The contrast between potential baby names and the pain of physical embodiment brings me to the beginning of Sefer Shmot, the book whose narrative we will recount next week at the Pesach seder. These are the names of the sons of Israel who came to Egypt with Jacob. The book opens with the names of Jacob’s sons, who in turn had many more sons, in a process that surely involved great pain, since the midrash tells us that the Israelite women had six babies in their bellies at a time. The Israelites were fertile and prolific; they multiplied and increased and reproduced and grew mightier very very much, and the land became filled with them. The language of the text, with its rapid succession of synonyms and its doubled “very very,” reproduces itself, replicating the embodied experience on the semantic plane. Suffering under their Egyptian taskmasters, the Israelites cry out (vayizaku), and shriek (va’yeanchu), and their moans (shavatam) and groans (naakatam) reach God’s ears in all their synonymous multiplicity.

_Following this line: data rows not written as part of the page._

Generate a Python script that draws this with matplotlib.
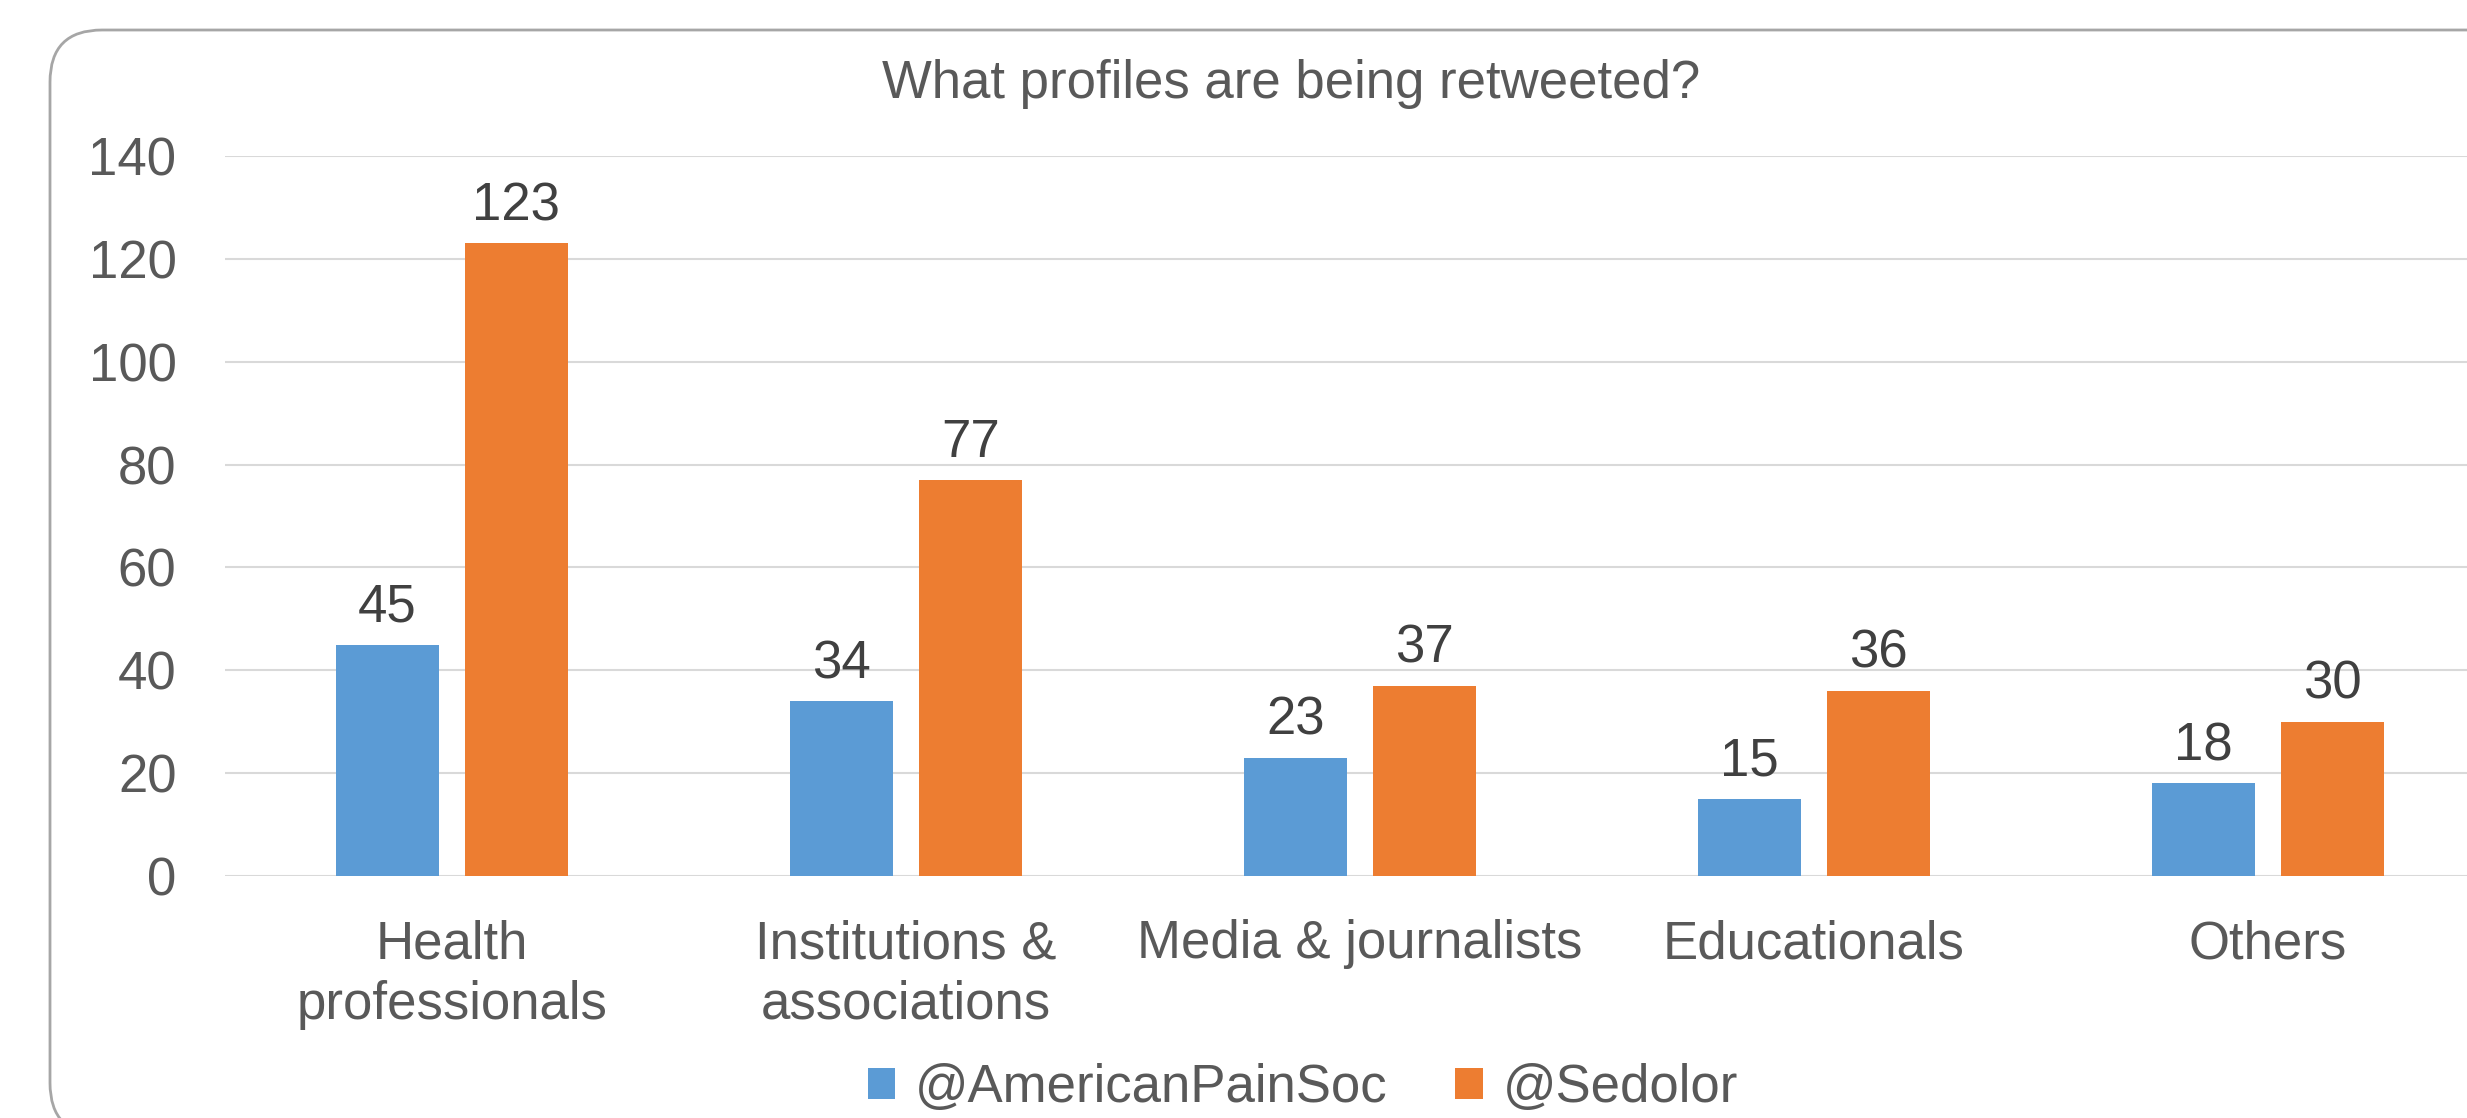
import numpy as np
import matplotlib
matplotlib.use("Agg")
import matplotlib.pyplot as plt
from matplotlib.patches import FancyBboxPatch, Patch

plt.rcParams['font.family'] = ['Liberation Sans', 'DejaVu Sans']

# data
categories = ["Health\nprofessionals", "Institutions &\nassociations",
              "Media & journalists", "Educationals", "Others"]
american_pain_soc = [45, 34, 23, 15, 18]
sedolor = [123, 77, 37, 36, 30]
series_names = ["@AmericanPainSoc", "@Sedolor"]
y_ticks = [0, 20, 40, 60, 80, 100, 120, 140]

W, H = 2467, 1118
TEXT = '#595959'
LABEL = '#404040'
BLUE = '#5B9BD5'
ORANGE = '#ED7D31'
FS = 38

fig = plt.figure(figsize=(W / 100, H / 100), dpi=100)

# background frame (pixel coordinates)
bg = fig.add_axes([0, 0, 1, 1])
bg.set_xlim(0, W)
bg.set_ylim(H, 0)
bg.axis('off')
frame = FancyBboxPatch((50, 30), 2494, 1105,
                       boxstyle="round,pad=0,rounding_size=52",
                       facecolor='white', edgecolor='#A6A6A6', linewidth=2)
bg.add_patch(frame)

# main axes
left, right, top, bottom = 225, 2495, 156, 876
ax = fig.add_axes([left / W, 1 - bottom / H, (right - left) / W, (bottom - top) / H])
ax.patch.set_alpha(0)

x = np.arange(len(categories))
off = 0.142
bw = 0.225
b1 = ax.bar(x - off, american_pain_soc, bw, color=BLUE, zorder=3)
b2 = ax.bar(x + off, sedolor, bw, color=ORANGE, zorder=3)

for bars, vals in [(b1, american_pain_soc), (b2, sedolor)]:
    for r, v in zip(bars, vals):
        ax.annotate(str(v), (r.get_x() + r.get_width() / 2, v),
                    xytext=(0, 16.5), textcoords='offset points',
                    ha='center', va='baseline', fontsize=FS, color=LABEL)

ax.set_xlim(-0.5, len(categories) - 0.5)
ax.set_ylim(0, 140)
ax.set_yticks(y_ticks)
ax.set_xticks(x)
ax.set_xticklabels(categories, linespacing=1.28)
ax.tick_params(axis='both', length=0, labelsize=FS, colors=TEXT)
ax.tick_params(axis='y', pad=35)
ax.tick_params(axis='x', pad=31)
ax.grid(axis='y', color='#D9D9D9', linewidth=1.5, zorder=0)
for s in ax.spines.values():
    s.set_visible(False)

fig.text(1291 / W, 1 - 98 / H, "What profiles are being retweeted?",
         ha='center', va='baseline', fontsize=FS, color=TEXT)

handles = [Patch(facecolor=BLUE), Patch(facecolor=ORANGE)]
fig.legend(handles, series_names, loc='center',
           bbox_to_anchor=(1303 / W, 1 - 1088 / H), ncol=2, frameon=False,
           fontsize=FS, labelcolor=TEXT, handlelength=0.52, handleheight=0.52,
           handletextpad=0.38, columnspacing=1.28)

fig.savefig('out.png', dpi=100)
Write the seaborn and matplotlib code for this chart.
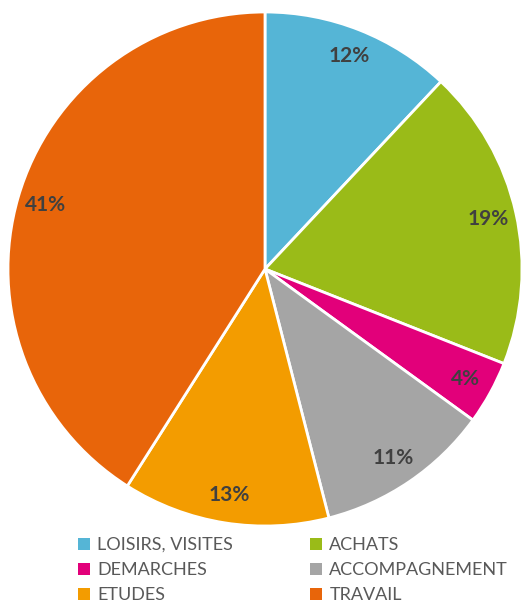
import matplotlib
matplotlib.use("Agg")
import matplotlib.pyplot as plt
import seaborn as sns
from matplotlib.patches import Patch

sns.set_theme(style="white")
plt.rcParams['font.family'] = ['Lato', 'DejaVu Sans']

categories = ["LOISIRS, VISITES", "ACHATS", "DEMARCHES", "ACCOMPAGNEMENT", "ETUDES", "TRAVAIL"]
values = [12, 19, 4, 11, 13, 41]
colors = ["#55B5D6", "#9ABB18", "#E2007A", "#A5A5A5", "#F39C00", "#E8650A"]

fig = plt.figure(figsize=(5.21, 6.06), dpi=100)
ax = fig.add_axes([8/521, 80/606, 514/521, 514/606])
wedges, texts, autotexts = ax.pie(
    values, colors=colors, startangle=90, counterclock=False,
    autopct=lambda p: f"{p:.0f}%", pctdistance=0.89,
    wedgeprops=dict(edgecolor="white", linewidth=2),
    textprops=dict(color="#404040", fontsize=15, fontweight="bold"))
ax.set_xlim(-1, 1)
ax.set_ylim(-1, 1)
ax.set_aspect("equal")
ax.axis("off")

handles = [Patch(facecolor=c, edgecolor="none") for c in colors]
order = [0, 2, 4, 1, 3, 5]
leg = fig.legend([handles[i] for i in order], [categories[i] for i in order],
                 ncol=2, loc="upper left", bbox_to_anchor=(78/521, 1 - 537/606),
                 frameon=False, fontsize=13, handlelength=0.65, handleheight=0.65,
                 handletextpad=0.4, columnspacing=4.3, labelspacing=0.5,
                 labelcolor="#595959", borderaxespad=0, borderpad=0)
fig.savefig("out.png", dpi=100)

Of course, while the Israelite men are laboring to build Pitom and Ramsees, their wives are laboring to bring forth their multiple births, who emerge so quickly from the womb that the midwives Shifra and Puah do not even have time to look at the birthstool and evaluate the sex(tuplets). Their moans and groans of childbirth blend with the moans and groans of their husbands in the fields, until God can ignore them no longer. I have taken note of you, says God to Moses, invoking the same language (פקד) used to describe the impregnation of Sarah: And God took note of Sarah… And Sarah conceived and bore a son. God takes note of the Israelites, causing them to reproduce en masse; but at the same time, God hears their cries and delivers the people from the narrow birth canal of Egypt. Perhaps this is the rationale behind the very first commandment given after the exodus:

That very day the Lord freed the Israelites from the land of Egypt, troop by troop. The Lord spoke further to Moses, saying, “Consecrate to Me every first-born, man and beast, the first issue of every womb among the Israelites is mine. And Moses said to the people: Remember this day, on which you went out from Egypt, from the house of bondage, how the Lord freed you from it with a mighty hand.

God delivered His firstborn son Israel from the womb, and immediately afterwards, we are commanded to consecrate our firstborns to God. When we experience the convulsions of childbirth, which I’m told are as cataclysmic as the splitting of the sea, we must recognize the divine hand that guides each firstborn through the narrow womb never before stretched by a child. We must trust that our moans and groans and cries and shrieks are reaching up to the throne of the One who is responsible for the creation of all new life, the One who takes note and delivers, and the One whose name is the ultimate mystery: I will be what I will be. And so this is what I have decided to tell myself as I puzzle over lists of names in an attempt to stave off my panic about childbirth: I will trust in God, and, with God’s help, it will be what it will be.